%%

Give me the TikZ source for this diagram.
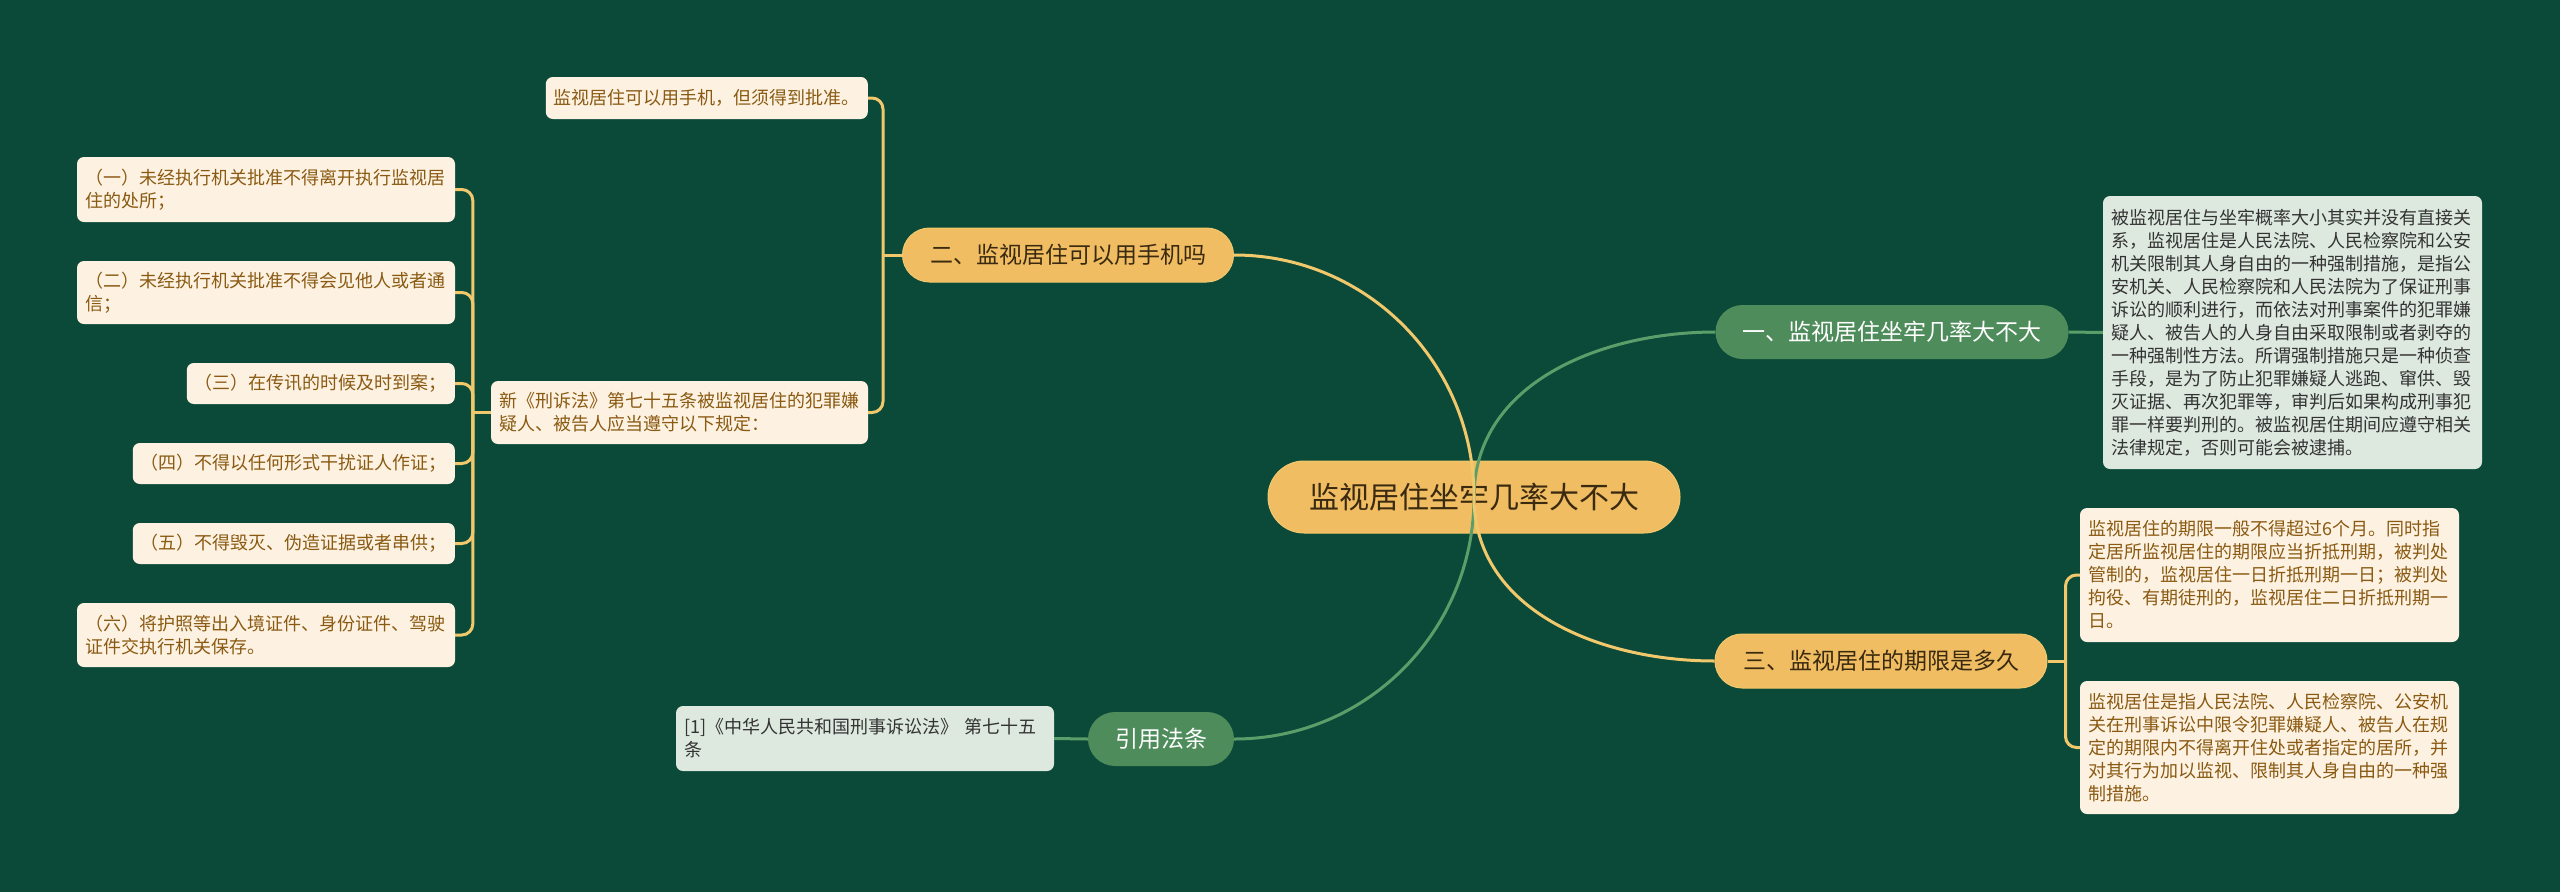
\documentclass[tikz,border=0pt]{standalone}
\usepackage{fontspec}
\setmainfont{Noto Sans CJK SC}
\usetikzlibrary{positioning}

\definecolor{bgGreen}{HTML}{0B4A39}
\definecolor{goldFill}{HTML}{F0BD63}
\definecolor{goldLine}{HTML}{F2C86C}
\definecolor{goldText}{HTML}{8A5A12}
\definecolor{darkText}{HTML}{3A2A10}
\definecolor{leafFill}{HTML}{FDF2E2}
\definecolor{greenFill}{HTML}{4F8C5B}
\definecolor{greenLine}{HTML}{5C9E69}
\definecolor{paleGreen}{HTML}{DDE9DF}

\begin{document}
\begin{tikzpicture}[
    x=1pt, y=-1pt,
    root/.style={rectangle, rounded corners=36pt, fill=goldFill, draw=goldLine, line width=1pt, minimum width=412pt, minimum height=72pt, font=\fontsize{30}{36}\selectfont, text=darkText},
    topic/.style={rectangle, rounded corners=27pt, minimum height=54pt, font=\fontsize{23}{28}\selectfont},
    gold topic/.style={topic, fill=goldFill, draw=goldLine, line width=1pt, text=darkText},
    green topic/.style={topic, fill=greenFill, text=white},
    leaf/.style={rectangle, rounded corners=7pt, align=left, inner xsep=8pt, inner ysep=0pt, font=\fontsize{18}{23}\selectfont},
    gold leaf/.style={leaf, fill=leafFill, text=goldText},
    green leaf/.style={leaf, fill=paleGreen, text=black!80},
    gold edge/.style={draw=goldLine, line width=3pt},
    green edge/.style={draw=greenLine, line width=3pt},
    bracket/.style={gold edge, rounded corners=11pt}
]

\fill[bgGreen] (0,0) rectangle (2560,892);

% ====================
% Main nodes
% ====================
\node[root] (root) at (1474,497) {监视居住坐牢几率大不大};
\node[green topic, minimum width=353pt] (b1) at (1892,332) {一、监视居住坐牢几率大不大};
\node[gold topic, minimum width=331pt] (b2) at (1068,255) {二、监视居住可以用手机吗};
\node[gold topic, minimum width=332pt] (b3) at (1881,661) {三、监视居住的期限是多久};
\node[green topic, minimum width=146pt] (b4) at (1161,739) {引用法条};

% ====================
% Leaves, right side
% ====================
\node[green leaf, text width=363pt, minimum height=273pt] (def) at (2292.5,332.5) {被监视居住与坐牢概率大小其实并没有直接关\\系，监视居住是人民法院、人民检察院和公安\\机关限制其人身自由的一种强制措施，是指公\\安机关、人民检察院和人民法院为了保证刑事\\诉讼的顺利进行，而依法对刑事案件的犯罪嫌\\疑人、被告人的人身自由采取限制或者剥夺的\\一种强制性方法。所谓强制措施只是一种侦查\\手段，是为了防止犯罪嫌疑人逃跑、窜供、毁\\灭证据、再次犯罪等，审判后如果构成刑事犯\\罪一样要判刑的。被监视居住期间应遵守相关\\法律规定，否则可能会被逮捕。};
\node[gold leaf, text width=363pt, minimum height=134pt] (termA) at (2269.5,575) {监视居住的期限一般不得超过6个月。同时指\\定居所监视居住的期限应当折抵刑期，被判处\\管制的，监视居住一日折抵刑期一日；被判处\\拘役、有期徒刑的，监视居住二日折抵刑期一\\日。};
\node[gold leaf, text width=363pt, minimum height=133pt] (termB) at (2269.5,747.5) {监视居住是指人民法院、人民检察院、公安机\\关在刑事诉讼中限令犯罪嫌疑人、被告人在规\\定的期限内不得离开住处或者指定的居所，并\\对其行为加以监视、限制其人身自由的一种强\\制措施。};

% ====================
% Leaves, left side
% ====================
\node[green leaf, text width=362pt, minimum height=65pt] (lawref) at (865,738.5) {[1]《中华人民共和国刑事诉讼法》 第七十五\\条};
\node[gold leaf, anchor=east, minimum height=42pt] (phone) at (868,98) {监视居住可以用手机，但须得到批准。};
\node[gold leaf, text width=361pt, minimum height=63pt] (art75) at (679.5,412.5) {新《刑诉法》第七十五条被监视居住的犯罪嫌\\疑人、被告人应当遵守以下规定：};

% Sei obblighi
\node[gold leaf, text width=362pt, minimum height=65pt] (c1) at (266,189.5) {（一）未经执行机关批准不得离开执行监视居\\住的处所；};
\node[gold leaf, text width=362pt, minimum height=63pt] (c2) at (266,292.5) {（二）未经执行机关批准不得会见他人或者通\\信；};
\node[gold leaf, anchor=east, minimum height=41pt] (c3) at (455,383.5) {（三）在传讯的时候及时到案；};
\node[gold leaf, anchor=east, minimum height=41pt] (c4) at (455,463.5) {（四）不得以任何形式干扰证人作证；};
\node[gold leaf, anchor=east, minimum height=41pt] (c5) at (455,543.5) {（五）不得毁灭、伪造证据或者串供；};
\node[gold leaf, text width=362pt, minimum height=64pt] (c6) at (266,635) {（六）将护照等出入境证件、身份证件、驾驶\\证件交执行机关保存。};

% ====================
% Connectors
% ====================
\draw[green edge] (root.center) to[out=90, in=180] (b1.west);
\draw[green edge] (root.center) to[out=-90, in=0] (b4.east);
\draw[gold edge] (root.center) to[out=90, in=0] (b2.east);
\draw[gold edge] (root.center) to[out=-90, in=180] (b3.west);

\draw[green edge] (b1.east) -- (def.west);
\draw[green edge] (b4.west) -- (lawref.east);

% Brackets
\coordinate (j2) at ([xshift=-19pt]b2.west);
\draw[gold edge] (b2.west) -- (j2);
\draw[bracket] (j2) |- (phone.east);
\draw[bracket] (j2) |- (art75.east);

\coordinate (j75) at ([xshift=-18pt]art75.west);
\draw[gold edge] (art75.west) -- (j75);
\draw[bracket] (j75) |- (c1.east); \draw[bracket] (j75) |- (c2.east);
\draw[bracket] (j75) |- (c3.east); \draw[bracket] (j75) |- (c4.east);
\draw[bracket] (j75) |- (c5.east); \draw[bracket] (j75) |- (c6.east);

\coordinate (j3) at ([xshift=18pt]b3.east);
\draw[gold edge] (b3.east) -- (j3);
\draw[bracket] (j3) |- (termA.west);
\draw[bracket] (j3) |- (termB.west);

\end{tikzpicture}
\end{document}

%%

**Task details:**
Return the material exactly as given, apart from the pictures.

**Final answer:**
Give me the TikZ source for this diagram.
\documentclass[tikz,border=0pt]{standalone}
\usepackage{fontspec}
\setmainfont{Noto Sans CJK SC}
\usetikzlibrary{positioning}

\definecolor{bgGreen}{HTML}{0B4A39}
\definecolor{goldFill}{HTML}{F0BD63}
\definecolor{goldLine}{HTML}{F2C86C}
\definecolor{goldText}{HTML}{8A5A12}
\definecolor{darkText}{HTML}{3A2A10}
\definecolor{leafFill}{HTML}{FDF2E2}
\definecolor{greenFill}{HTML}{4F8C5B}
\definecolor{greenLine}{HTML}{5C9E69}
\definecolor{paleGreen}{HTML}{DDE9DF}

\begin{document}
\begin{tikzpicture}[
    x=1pt, y=-1pt,
    root/.style={rectangle, rounded corners=36pt, fill=goldFill, draw=goldLine, line width=1pt, minimum width=412pt, minimum height=72pt, font=\fontsize{30}{36}\selectfont, text=darkText},
    topic/.style={rectangle, rounded corners=27pt, minimum height=54pt, font=\fontsize{23}{28}\selectfont},
    gold topic/.style={topic, fill=goldFill, draw=goldLine, line width=1pt, text=darkText},
    green topic/.style={topic, fill=greenFill, text=white},
    leaf/.style={rectangle, rounded corners=7pt, align=left, inner xsep=8pt, inner ysep=0pt, font=\fontsize{18}{23}\selectfont},
    gold leaf/.style={leaf, fill=leafFill, text=goldText},
    green leaf/.style={leaf, fill=paleGreen, text=black!80},
    gold edge/.style={draw=goldLine, line width=3pt},
    green edge/.style={draw=greenLine, line width=3pt},
    bracket/.style={gold edge, rounded corners=11pt}
]

\fill[bgGreen] (0,0) rectangle (2560,892);

% ====================
% Main nodes
% ====================
\node[root] (root) at (1474,497) {监视居住坐牢几率大不大};
\node[green topic, minimum width=353pt] (b1) at (1892,332) {一、监视居住坐牢几率大不大};
\node[gold topic, minimum width=331pt] (b2) at (1068,255) {二、监视居住可以用手机吗};
\node[gold topic, minimum width=332pt] (b3) at (1881,661) {三、监视居住的期限是多久};
\node[green topic, minimum width=146pt] (b4) at (1161,739) {引用法条};

% ====================
% Leaves, right side
% ====================
\node[green leaf, text width=363pt, minimum height=273pt] (def) at (2292.5,332.5) {被监视居住与坐牢概率大小其实并没有直接关\\系，监视居住是人民法院、人民检察院和公安\\机关限制其人身自由的一种强制措施，是指公\\安机关、人民检察院和人民法院为了保证刑事\\诉讼的顺利进行，而依法对刑事案件的犯罪嫌\\疑人、被告人的人身自由采取限制或者剥夺的\\一种强制性方法。所谓强制措施只是一种侦查\\手段，是为了防止犯罪嫌疑人逃跑、窜供、毁\\灭证据、再次犯罪等，审判后如果构成刑事犯\\罪一样要判刑的。被监视居住期间应遵守相关\\法律规定，否则可能会被逮捕。};
\node[gold leaf, text width=363pt, minimum height=134pt] (termA) at (2269.5,575) {监视居住的期限一般不得超过6个月。同时指\\定居所监视居住的期限应当折抵刑期，被判处\\管制的，监视居住一日折抵刑期一日；被判处\\拘役、有期徒刑的，监视居住二日折抵刑期一\\日。};
\node[gold leaf, text width=363pt, minimum height=133pt] (termB) at (2269.5,747.5) {监视居住是指人民法院、人民检察院、公安机\\关在刑事诉讼中限令犯罪嫌疑人、被告人在规\\定的期限内不得离开住处或者指定的居所，并\\对其行为加以监视、限制其人身自由的一种强\\制措施。};

% ====================
% Leaves, left side
% ====================
\node[green leaf, text width=362pt, minimum height=65pt] (lawref) at (865,738.5) {[1]《中华人民共和国刑事诉讼法》 第七十五\\条};
\node[gold leaf, anchor=east, minimum height=42pt] (phone) at (868,98) {监视居住可以用手机，但须得到批准。};
\node[gold leaf, text width=361pt, minimum height=63pt] (art75) at (679.5,412.5) {新《刑诉法》第七十五条被监视居住的犯罪嫌\\疑人、被告人应当遵守以下规定：};

% Sei obblighi
\node[gold leaf, text width=362pt, minimum height=65pt] (c1) at (266,189.5) {（一）未经执行机关批准不得离开执行监视居\\住的处所；};
\node[gold leaf, text width=362pt, minimum height=63pt] (c2) at (266,292.5) {（二）未经执行机关批准不得会见他人或者通\\信；};
\node[gold leaf, anchor=east, minimum height=41pt] (c3) at (455,383.5) {（三）在传讯的时候及时到案；};
\node[gold leaf, anchor=east, minimum height=41pt] (c4) at (455,463.5) {（四）不得以任何形式干扰证人作证；};
\node[gold leaf, anchor=east, minimum height=41pt] (c5) at (455,543.5) {（五）不得毁灭、伪造证据或者串供；};
\node[gold leaf, text width=362pt, minimum height=64pt] (c6) at (266,635) {（六）将护照等出入境证件、身份证件、驾驶\\证件交执行机关保存。};

% ====================
% Connectors
% ====================
\draw[green edge] (root.center) to[out=90, in=180] (b1.west);
\draw[green edge] (root.center) to[out=-90, in=0] (b4.east);
\draw[gold edge] (root.center) to[out=90, in=0] (b2.east);
\draw[gold edge] (root.center) to[out=-90, in=180] (b3.west);

\draw[green edge] (b1.east) -- (def.west);
\draw[green edge] (b4.west) -- (lawref.east);

% Brackets
\coordinate (j2) at ([xshift=-19pt]b2.west);
\draw[gold edge] (b2.west) -- (j2);
\draw[bracket] (j2) |- (phone.east);
\draw[bracket] (j2) |- (art75.east);

\coordinate (j75) at ([xshift=-18pt]art75.west);
\draw[gold edge] (art75.west) -- (j75);
\draw[bracket] (j75) |- (c1.east); \draw[bracket] (j75) |- (c2.east);
\draw[bracket] (j75) |- (c3.east); \draw[bracket] (j75) |- (c4.east);
\draw[bracket] (j75) |- (c5.east); \draw[bracket] (j75) |- (c6.east);

\coordinate (j3) at ([xshift=18pt]b3.east);
\draw[gold edge] (b3.east) -- (j3);
\draw[bracket] (j3) |- (termA.west);
\draw[bracket] (j3) |- (termB.west);

\end{tikzpicture}
\end{document}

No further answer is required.